Susquehanna River viewed as a landmark to unit southcentral Pennsylvania not divide
I’ve looked at a lot of photos capturing the Susquehanna River but saw a bunch of new images at a preview of an exhibit this week.
One photograph, in particular, caught my attention. It showed two iron bridge spans standing in the middle of the river amid the wreckage of their wooden counterparts.
Here’s the background:
After Union troops burned the Susquehanna River bridge to keep rebel invaders on the west bank in 1863, about six years passed before another structure spanned the river between York and Lancaster counties.
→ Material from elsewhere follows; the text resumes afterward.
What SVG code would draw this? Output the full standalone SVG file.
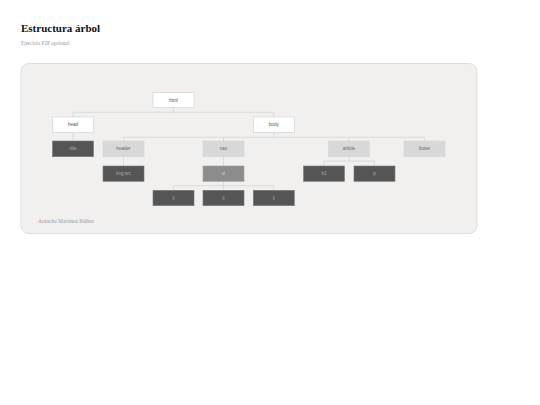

Someone came up with idea of installing two iron spans near mid-river. If the bridge again was ignited, the loss would be 50 percent, at most.
But in 1896, a cyclone blew down that mile-long covered bridge. That is, all but the iron spans… .
I had read about all this, but never had seen an image of the iron spans. A photograph of the lonely spans and the sunken wooden structure is part of a newly opened exhibit at the York County Heritage Trust, 250 E. Market St., in York.
A counterpart exhibit opened in Lancaster County this summer.
Exhibit organizers — the Heritage Trust, Lancaster County Historical Society and the Lancaster-York Heritage Region — point out that the river should unite the two counties rather than divide them.
Indeed, more such joint efforts will help the two counties to think regionally.
The exhibit is titled “Along the Susquehanna, How the River Shapes Our Region.” Certainly, that’s an apt title, and the exhibit offers plenty to shape the better part of an afternoon at the Heritage Trust.